Cut to 30 years later, when aforementioned deputy (now played by Buffalo Bill himself in grizzled form, Ted Levine) has long been in charge and now carries the title of Sheriff Waterhouse. One day, his two teenage grandchildren decide to play in that same fated spot. Older Sean leaps into the water, never to bee seen again. The 12-ish Jake (short for Jacqueline and played incredibly well by young Samantha Isler) flees in horror, blaming herself for not making the jump.


Some time passes, but wounds don't really heal. Jake soon learns that maybe, they don't have to, at least if she can trust a trio of mysterious mountain men who perform a magic trick for her and claim to have the ability to bring Sean back from wherever he may be. The only catch? No devil does anything free of charge. Jake must sacrifice her friend Will, who just so happens to be the grandson of a certain familiar former sheriff.


Dig Two Graves goes for an interesting tone, and while it suffers a little from some odd pacing, the overall effect worked for me. It almost falls in that lite "slumber party horror" subgenre that I first thought of with Vincenzo Natali's Haunter. The parallel narratives of the cursed past and soon-to-be-reaping-said-curse future work in a fairly straightforward manner. While the former sheriff's behavior is a tad too hateful villain to fully click, the way it shapes Ted Levine's character works without the writing having to hammer it out.


The heart of Dig Two Graves is Jake's relationship with her grandfather, and it adds a fantastically sympathetic weight to the story. Levine has always been a great villain, but seeing him bond with his grieving granddaughter via hunting excursions and sweet tales of watching his family on film strips before a USO show overseas truly made me forget, at least for 90 minutes, the expression on Buffalo Bill's face when he drops a pile of business cards in front of Clarice Starling. That's not an easy feat.


High Points
I'm always drooling for films to be set in different time periods, and with its late 40s & 70s timeframe, Dig Two Graves does just that with good results. Having Levine's Waterhouse be a World War II veteran allows us some deeper introspection to the character, while keeping the "present" action in the '70s (without, thankfully, trying to hard to BE too '70s) helps to ground the action in a sort of technology-free realm. 


Low Points
While I did enjoy Troy Ruptash's eerily sexy head moonshiner Wyeth, there was something lacking in the overall presentation of the film's more occult leanings that just didn't quite engage me on the same level as Jake's family stuff


Lessons Learned
Carrying a load makes you stronger (and probably a lot more tired)

Quarries are good at keeping secrets (especially when they kill you and have none to tell)

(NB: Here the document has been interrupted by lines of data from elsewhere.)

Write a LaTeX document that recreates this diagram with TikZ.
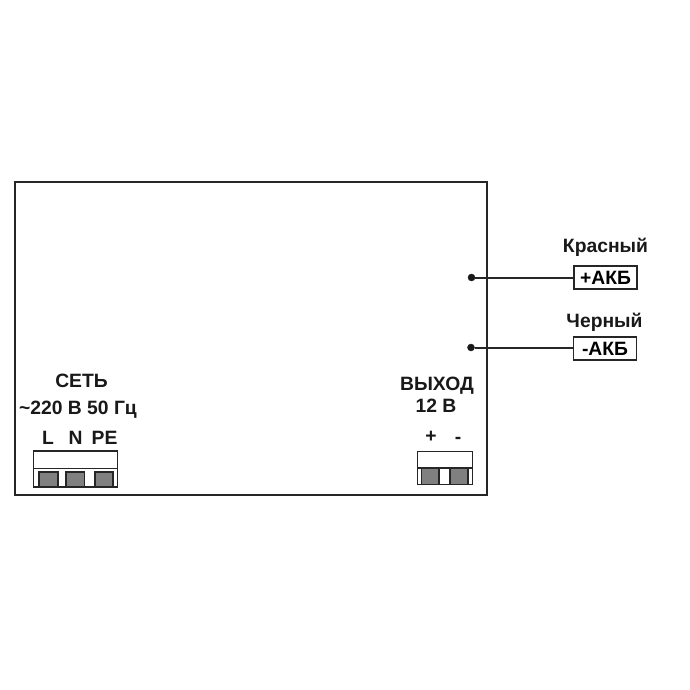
\documentclass[tikz,border=0pt]{standalone}
\usepackage{fontspec}
\setmainfont{Liberation Sans}[Ligatures=TeX]
\tikzset{
  px/.style={x=1pt,y=-1pt},
  lbl/.style={font=\bfseries\fontsize{19.3}{22}\selectfont,text=black!90,inner sep=0pt,anchor=center},
  wire/.style={line width=2pt,draw=black!85},
  body/.style={line width=2pt,draw=black!85,fill=white},
  pin/.style={draw=black!85,line width=1.6pt,fill=black!50},
  batt/.style={draw=black!85,line width=1.8pt,fill=white,minimum height=23pt,inner sep=0pt,font=\bfseries\fontsize{19.3}{22}\selectfont},
  dot/.style={circle,fill=black!90,draw=black!90,inner sep=0pt,minimum size=7pt}
}
\begin{document}
\begin{tikzpicture}[px]
\useasboundingbox (0,0) rectangle (690,690);
\fill[white] (0,0) rectangle (690,690);
\draw[body] (14.5,181.5) rectangle (487,495);
% left terminal
\draw[body,line width=1.7pt] (33.5,451) rectangle (117.5,487);
\draw[wire,line width=1.6pt] (33.5,468.5) -- (117.5,468.5);
\draw[pin] (39,472) rectangle (58,486.5);
\draw[pin] (66,472) rectangle (84.5,486.5);
\draw[pin] (95,472) rectangle (113,486.5);
% right terminal
\draw[body,line width=1.7pt] (417.5,451.5) rectangle (472.5,484.5);
\draw[wire,line width=1.6pt] (417.5,468) -- (472.5,468);
\draw[pin] (421.5,468.5) rectangle (439,484.5);
\draw[pin] (450,468.5) rectangle (468,484.5);
% labels
\node[lbl] (set) at (81.5,380.5) {СЕТЬ};
\node[lbl] (volt) at (78,410) {\textasciitilde 220 В 50 Гц};
\node[lbl] (l) at (48,437.5) {L};
\node[lbl] (n) at (75.5,437.5) {N};
\node[lbl] (pe) at (104.5,437.5) {PE};
\node[lbl] (out) at (437,386) {ВЫХОД};
\node[lbl] (v12) at (436,406) {12 В};
\node[lbl] (plus) at (431,437) {+};
\node[lbl] (minus) at (458,440) {-};
\node[lbl] (red) at (605.5,247) {Красный};
\node[lbl] (black) at (604.5,322) {Черный};
% batteries
\node[batt,minimum width=63pt] (bp) at (605.5,277.5) {+АКБ};
\node[batt,minimum width=63pt] (bm) at (605,348.5) {-АКБ};
\node[dot] (dp) at (471.5,277.5) {};
\node[dot] (dm) at (471,347.5) {};
\draw[wire] (dp) -- (dp -| bp.west);
\draw[wire] (dm) -- (dm -| bm.west);
\end{tikzpicture}
\end{document}
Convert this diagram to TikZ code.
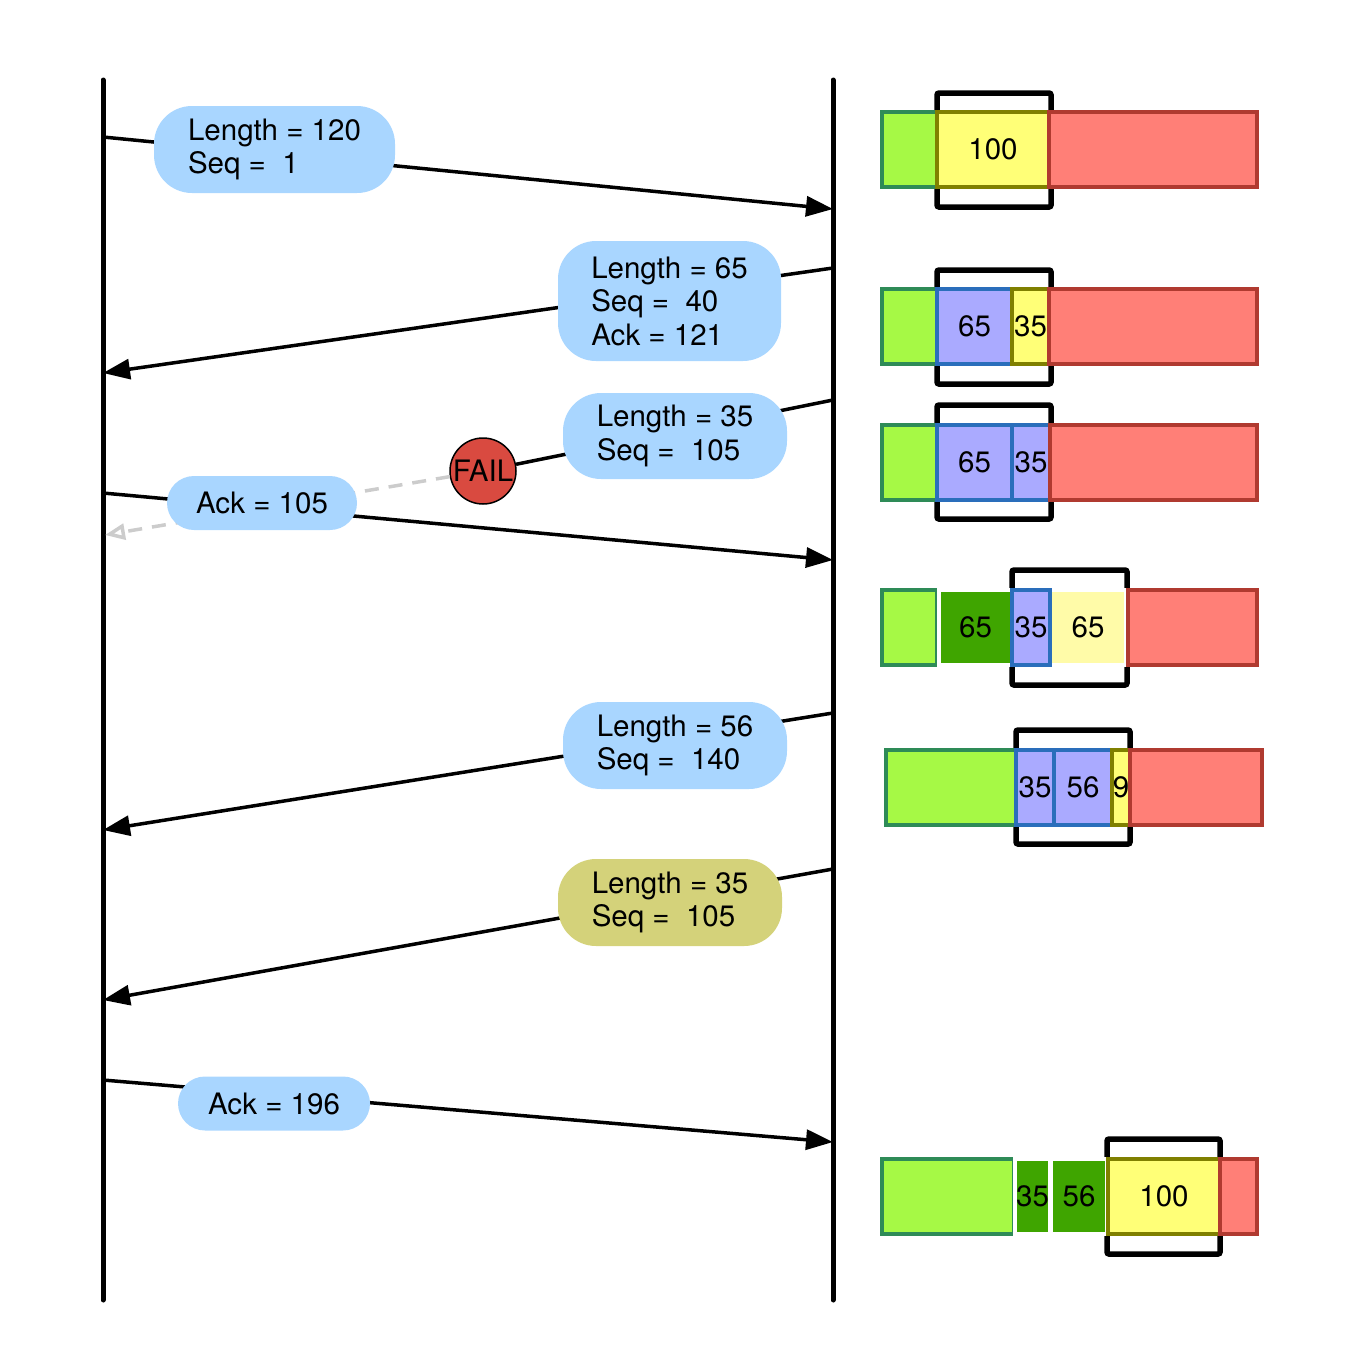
\documentclass[tikz,border=0pt]{standalone}
\usepackage{fontspec}
\setmainfont{TeX Gyre Heros}
\usetikzlibrary{arrows.meta}
\definecolor{bubble}{HTML}{A9D6FF}
\definecolor{retxbubble}{HTML}{D4D27A}
\definecolor{ackedfill}{HTML}{A6F945}
\definecolor{ackededge}{HTML}{2E8B57}
\definecolor{sentfill}{HTML}{FFFF77}
\definecolor{sentedge}{HTML}{808000}
\definecolor{gotfill}{HTML}{AAAAFF}
\definecolor{gotedge}{HTML}{2A6EBB}
\definecolor{freefill}{HTML}{FF7F77}
\definecolor{freeedge}{HTML}{B03A30}
\definecolor{readfill}{HTML}{3FA500}
\definecolor{waitfill}{HTML}{FFFBA8}
\definecolor{failfill}{HTML}{D94A40}

\begin{document}
\begin{tikzpicture}[x=1pt,y=-1pt,
  every node/.style={font=\fontsize{29.5}{33.5}\selectfont},
  lifeline/.style={line width=5pt, line cap=round},
  segment/.style={line width=3.5pt, -{Triangle[length=27pt,width=20pt]}},
  lost/.style={line width=3.5pt, gray!40, dash pattern=on 14pt off 10pt,
    -{Triangle[open,length=20pt,width=16pt]}},
  msg/.style={fill=bubble, rounded corners=38pt, align=left, inner sep=0pt},
  ackmsg/.style={msg, rounded corners=27pt, minimum width=190pt, minimum height=54pt},
  window/.style={draw=black, line width=5.5pt, rounded corners=2pt},
  acked/.style={fill=ackedfill, draw=ackededge, line width=3.5pt},
  sent/.style={fill=sentfill, draw=sentedge, line width=3.5pt},
  got/.style={fill=gotfill, draw=gotedge, line width=3.5pt},
  free/.style={fill=freefill, draw=freeedge, line width=3.5pt},
  read/.style={fill=readfill, draw=white, line width=3.5pt},
  wait/.style={fill=waitfill, draw=white, line width=3.5pt}]
\useasboundingbox (0,0) rectangle (1349,1349);

% the two hosts
\coordinate (hosttop) at (103,80);
\coordinate (hostbot) at (103,1300);
\coordinate (peertop) at (833,80);
\coordinate (peerbot) at (833,1300);
\draw [lifeline] (hosttop) -- (hostbot);
\draw [lifeline] (peertop) -- (peerbot);

% ends of the segments
\coordinate (a1) at (103,137);
\coordinate (b1) at (833,209);
\coordinate (b2) at (833,268);
\coordinate (a2) at (103,373);
\coordinate (b3) at (833,400);
\coordinate (a3) at (105,535);
\coordinate (a4) at (103,493);
\coordinate (b4) at (833,560);
\coordinate (b5) at (833,713);
\coordinate (a5) at (103,830);
\coordinate (b6) at (833,869);
\coordinate (a6) at (103,1000);
\coordinate (a7) at (103,1080);
\coordinate (b7) at (833,1142);

\node [circle, fill=failfill, draw=black, line width=1.5pt, minimum size=66pt,
  inner sep=0pt] (fail) at (483,471) {FAIL};

\draw [segment] (a1) -- (b1);
\draw [segment] (b2) -- (a2);
\draw [line width=3.5pt] (b3) -- (fail);
\draw [lost] (fail) -- (a3);
\draw [segment] (a4) -- (b4);
\draw [segment] (b5) -- (a5);
\draw [segment] (b6) -- (a6);
\draw [segment] (a7) -- (b7);

\node [msg, minimum width=241pt, minimum height=87pt] (m1) at (274.5,149.5)
  {Length = 120\\Seq = \ 1};
\node [msg, minimum width=223pt, minimum height=120pt] (m2) at (669.5,301)
  {Length = 65\\Seq = \ 40\\Ack = 121};
\node [msg, minimum width=224pt, minimum height=86pt] (m3) at (675,436)
  {Length = 35\\Seq = \ 105};
\node [ackmsg] (m4) at (262,503) {Ack = 105};
\node [msg, minimum width=224pt, minimum height=87pt] (m5) at (675,745.5)
  {Length = 56\\Seq = \ 140};
\node [msg, fill=retxbubble, minimum width=224pt, minimum height=87pt] (m6) at (670,902.5)
  {Length = 35\\Seq = \ 105};
\node [ackmsg, minimum width=192pt] (m7) at (274,1103.5) {Ack = 196};

% send buffer after each step
\draw [window] (937,93) rectangle (1051,207);
\draw [acked] (882,112) rectangle (937,187);
\draw [sent] (937,112) rectangle node (w1s) {100} (1049,187);
\draw [free] (1049,112) rectangle (1257,187);

\draw [window] (937,270) rectangle (1051,384);
\draw [acked] (882,289) rectangle (937,364);
\draw [got] (937,289) rectangle node (w2g) {65} (1012,364);
\draw [sent] (1012,289) rectangle node (w2s) {35} (1049,364);
\draw [free] (1049,289) rectangle (1257,364);

\draw [window] (937,405) rectangle (1051,519);
\draw [acked] (882,425) rectangle (937,500);
\draw [got] (937,425) rectangle node (w3g) {65} (1012,500);
\draw [got] (1012,425) rectangle node (w3h) {35} (1050,500);
\draw [free] (1050,425) rectangle (1257,500);

\draw [window] (1012,570) rectangle (1127,685);
\draw [acked] (882,590) rectangle (937,665);
\draw [read] (939,590) rectangle node (w4r) {65} (1012,665);
\draw [wait] (1050,590) rectangle node (w4w) {65} (1126,665);
\draw [got] (1012,590) rectangle node (w4g) {35} (1050,665);
\draw [free] (1128,590) rectangle (1257,665);

\draw [window] (1016,730) rectangle (1130,844);
\draw [acked] (886,750) rectangle (1016,825);
\draw [got] (1016,750) rectangle node (w5g) {35} (1054,825);
\draw [got] (1054,750) rectangle node (w5h) {56} (1112,825);
\draw [sent] (1112,750) rectangle node (w5s) {9} (1130,825);
\draw [free] (1130,750) rectangle (1262,825);

\draw [window] (1107,1139) rectangle (1220,1254);
\draw [acked] (882,1159) rectangle (1014,1234);
\draw [read] (1015,1159) rectangle node (w6r) {35} (1050,1234);
\draw [read] (1051,1159) rectangle node (w6q) {56} (1107,1234);
\draw [sent] (1108,1159) rectangle node (w6s) {100} (1220,1234);
\draw [free] (1220,1159) rectangle (1257,1234);
\end{tikzpicture}
\end{document}
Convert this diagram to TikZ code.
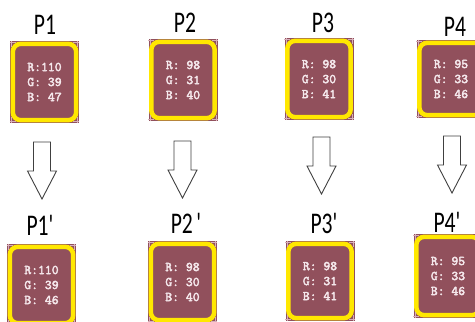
\documentclass[tikz,border=0pt]{standalone}
\usepackage{fontspec}
\usepackage{graphicx}
\newfontfamily\labfont{Carlito}
\newfontfamily\chipfont[FakeBold=3]{Latin Modern Mono}
\definecolor{chipbrown}{RGB}{145,80,92}
\definecolor{chipyellow}{RGB}{255,232,0}
\definecolor{chiptext}{RGB}{245,232,236}
\definecolor{tickpink}{RGB}{215,175,185}
\newcommand\chipbox[5]{% name, x, y, height, text
  \node[chip, minimum height=#4pt] (#1) at (#2,#3) {#5};
  \draw[yelring] ([shift={(3,3)}]#1.north west) rectangle ([shift={(-3,-3)}]#1.south east);
  \draw[cornertick] ([shift={(0,1.5)}]#1.north west) -- ++(6,0);
  \draw[cornertick] ([shift={(1.5,0)}]#1.north west) -- ++(0,6);
  \draw[cornertick] ([shift={(0,1.5)}]#1.north east) -- ++(-6,0);
  \draw[cornertick] ([shift={(-1.5,0)}]#1.north east) -- ++(0,6);
  \draw[cornertick] ([shift={(0,-1.5)}]#1.south west) -- ++(6,0);
  \draw[cornertick] ([shift={(1.5,0)}]#1.south west) -- ++(0,-6);
  \draw[cornertick] ([shift={(0,-1.5)}]#1.south east) -- ++(-6,0);
  \draw[cornertick] ([shift={(-1.5,0)}]#1.south east) -- ++(0,-6);
}
\newcommand\downarr[3]{% name, x of centre, y of top
  \coordinate (#1) at (#2,#3);
  \draw[arrowshape] ([xshift=-8.5pt]#1) -- ++(17,0) -- ++(0,29) -- ++(6,0)
    -- ++(-14.5,28) -- ++(-14.5,-28) -- ++(6,0) -- cycle;
}
\begin{document}
\begin{tikzpicture}[x=1pt,y=-1pt,
  chip/.style={rectangle, fill=chipbrown, minimum width=69pt, inner sep=0pt,
    text=chiptext, align=center, font=\chipfont\fontsize{13.3}{15}\selectfont},
  yelring/.style={draw=chipyellow, line width=4.5pt, rounded corners=8pt},
  cornertick/.style={draw=tickpink, line width=0.6pt},
  lab/.style={inner sep=0pt, font=\labfont\fontsize{30}{30}\selectfont},
  arrowshape/.style={draw=black!75, fill=white, line width=0.9pt, line join=miter}]
\path[use as bounding box, fill=white] (0,0) rectangle (475,322);
\clip (0,0) rectangle (475,322);
% top labels
\node[lab] (l1) at (45,25) {\scalebox{0.72}[1]{P1}};
\node[lab] (l2) at (185,23) {\scalebox{0.72}[1]{P2}};
\node[lab] (l3) at (323,23) {\scalebox{0.72}[1]{P3}};
\node[lab] (l4) at (455,27) {\scalebox{0.72}[1]{P4}};
% top chips
\chipbox{c1}{44.5}{82}{82}{R:110\\G:~39\\B:~47}
\chipbox{c2}{183}{80}{82}{R:~98\\G:~31\\B:~40}
\chipbox{c3}{319}{79}{82}{R:~98\\G:~30\\B:~41}
\chipbox{c4}{451}{79}{78}{R:~95\\G:~33\\B:~46}
% arrows
\downarr{a1}{42}{142}
\downarr{a2}{182.5}{141}
\downarr{a3}{321.5}{137}
\downarr{a4}{452}{136}
% bottom labels
\node[lab] (m1) at (40,225) {\scalebox{0.72}[1]{P1'}};
\node[lab] (m2) at (186,223) {\scalebox{0.72}[1]{P2\,'}};
\node[lab] (m3) at (324,223) {\scalebox{0.72}[1]{P3'}};
\node[lab] (m4) at (447,222) {\scalebox{0.72}[1]{P4'}};
% bottom chips
\chipbox{d1}{41.5}{285}{82}{R:110\\G:~39\\B:~46}
\chipbox{d2}{182.5}{282}{82}{R:~98\\G:~30\\B:~40}
\chipbox{d3}{320}{281}{80}{R:~98\\G:~31\\B:~41}
\chipbox{d4}{448}{276}{84}{R:~95\\G:~33\\B:~46}
\end{tikzpicture}
\end{document}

To avoid freaking our your family after accepting a black magic deal, take two minutes and a moist towelette to wipe the glob of blood sticking to your face
Rent/Bury/Buy
Many a viewer--particularly a horror fan with certain expectations--is going to find Dig Two Graves slow and anticlimactic. I, on the other hand, found it engaging and fresh. It's nice to see different tales being told by skilled filmmakers, and while I doubt I'll ever rewatch Dig Two Graves, I'll definitely remember its strengths.